As the province weighs the merits of introducing photo radar on rural roads, Lindsay said he'd have to be convinced the tool would slow drivers and improve safety.
"Then there's the other issue around revenue, and the cash-cow thing," he added. "My thoughts are if we ever did do that, we would probably dedicate the revenues to something like STARS (air ambulance)."
Mounties and Parks Canada officials have been lobbying to use photo radar for some time.
Banff RCMP sent a request to the Alberta government three years ago, offering statistics that showed on average, drivers were clocking 123 km/h during the day and 118 km/h at night through the park's 90-km/h zone.
Now, Parks Canada suggests photo radar would improve safety and reduce wildlife deaths on the two-lane Highway 93 through Kootenay National Park, where two grizzly bears have died this summer -- one struck by a semi, the other by a motorcycle.

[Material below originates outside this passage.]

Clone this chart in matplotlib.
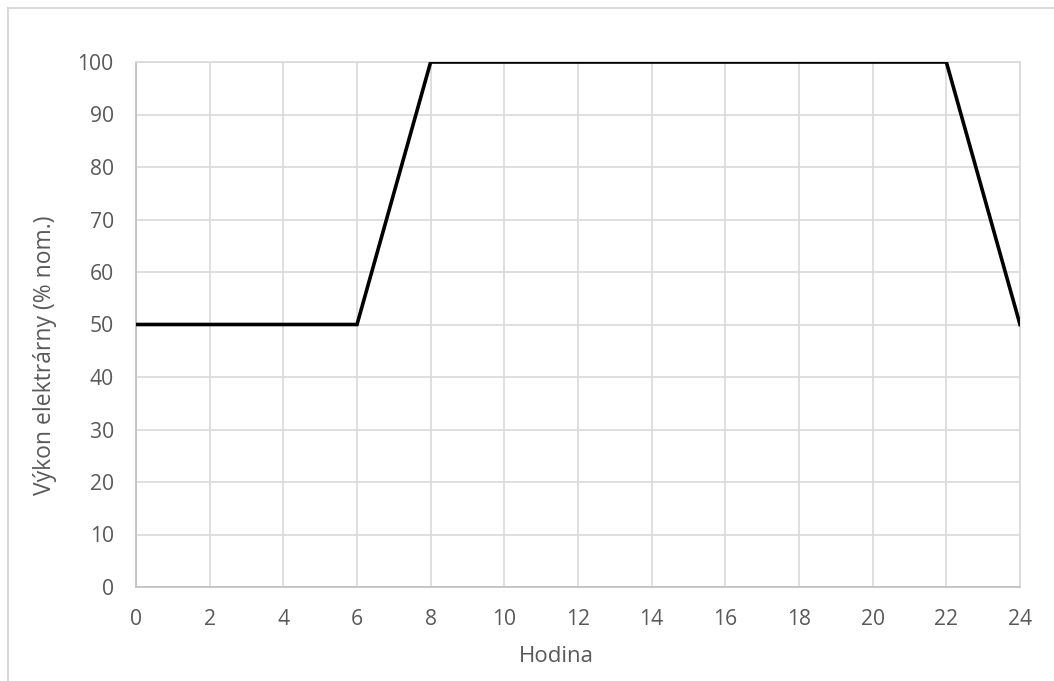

Although speeding wasn't a factor in those fatalities, lead-footed drivers are a concern on the scenic, 106-kilometre stretch of highway between Castle Mountain and Radium Hot Springs, said Bill Hunt, chief park warden for Lake Louise, Yoho and Kootenay parks.
The two-lane highway has seen a stark increase in annual traffic volume, rising to 900,000 vehicles in 2006 from 700,000 in 1997. During this period, 444 crashes involving wildlife were recorded.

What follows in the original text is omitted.